Poster
in
Workshop: Workshop on Machine Learning and Compression
Formalizing Limits of Knowledge Distillation Using Partial Information Decomposition
Pasan Dissanayake · Faisal Hamman · Barproda Halder · Ilia Sucholutsky · Qiuyi (Richard) Zhang · Sanghamitra Dutta
Knowledge distillation provides an effective method for deploying complex machine learning models in resource-constrained environments. It typically involves training a smaller student model to emulate either the probabilistic outputs or the internal feature representations of a larger teacher model. By doing so, the student model often achieves substantially better performance on a downstream task compared to when it is trained independently. Nevertheless, the teacher's internal representations can also encode noise or additional information that may not be relevant to the downstream task. This observation motivates our primary question: What are the information-theoretic limits of knowledge transfer?
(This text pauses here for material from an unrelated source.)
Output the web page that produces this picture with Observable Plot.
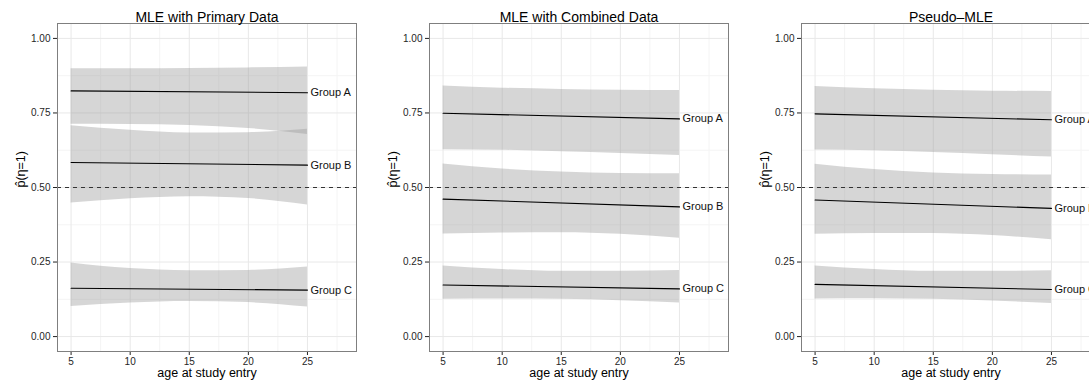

To this end, we leverage a body of work in information theory called Partial Information Decomposition (PID) that unravels the joint information contained in several input random variables about another target variable, e.g., the downstream task labels. Our main contribution is to quantify the distillable and distilled knowledge of a teacher's representation for a given downstream task. Moreover, we demonstrate that this metric can be practically used in distillation to address challenges caused by the complexity gap between the teacher and the student representations.